Since then I have had a mastectomy of my left breast, gone through IVF, 4 months of Chemotherapy, 5 weeks of radiotherapy, hospitalised with meningitis and just recently in December 2009, I underwent a prophylactic mastectomy of my right breast with immediate reconstruction and a reconstruction of my left breast using the latissimus dorsi.

At the start of my cancer journey I spent hours on the internet searching for similar stories to my own and in particular, photographs of those women so I could gain an understanding of what I was about to go through and although I found some, I didn't find many.

This is the main reason for my blog. I wanted to be able to share my experience and photographs of my journey in the hope that it will help someone else with the decisions that they are about to face.

This is the story of the worst year of my life, from finding the lump all the way to my reconstruction surgery and beyond.........

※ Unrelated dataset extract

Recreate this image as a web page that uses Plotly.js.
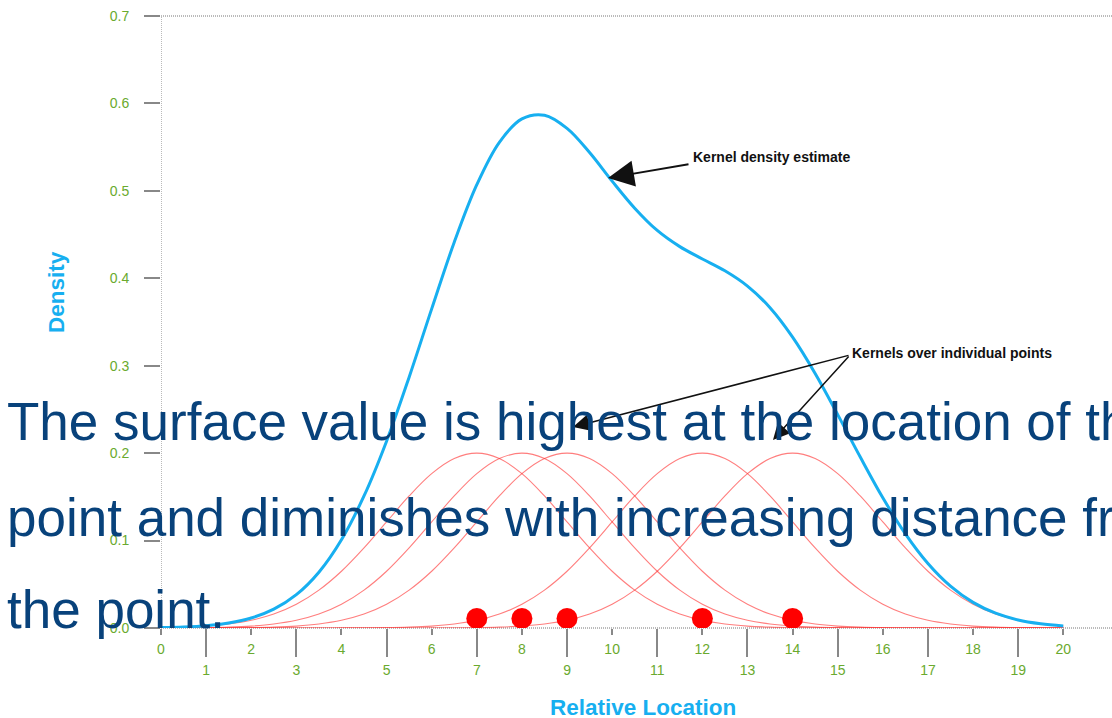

Please feel free to post some comments, actually i would absolutely love it if you would xo

May 10' - Field of Women

As a weekend trip away for just the two of us we decided to go to Melbourne and attend the 'Field of Women' put on by the Breast Cancer Network of Australia. It was wonderful!

Honestly I wasn't sure what to expect from it but it was much more than i thought it would be!

We initially sat toward the back, under the cover and it didn't feel right. I wanted to be much more involved so we went down toward the front and right amongst everyone else and it felt wonderful to be surrounded by all that pink (and a bit of blue to represent all of the men that get Breast Cancer). I nearly started crying from the moment we sat down but i had to stop myself because i figured i'd be a complete mess by the time we got onto the field.



Once we were all on the field, we turned on our lights and at one stage the presenter asking for all of the breast cancer survivors to raise their hands and i finally lost it then! Even Mat was crying at that stage. It felt great and i can't really explain why it was so emotional, but it just was and to have shared it with Mat was just what we needed as a couple.



Thank you to the BCNA for putting it together!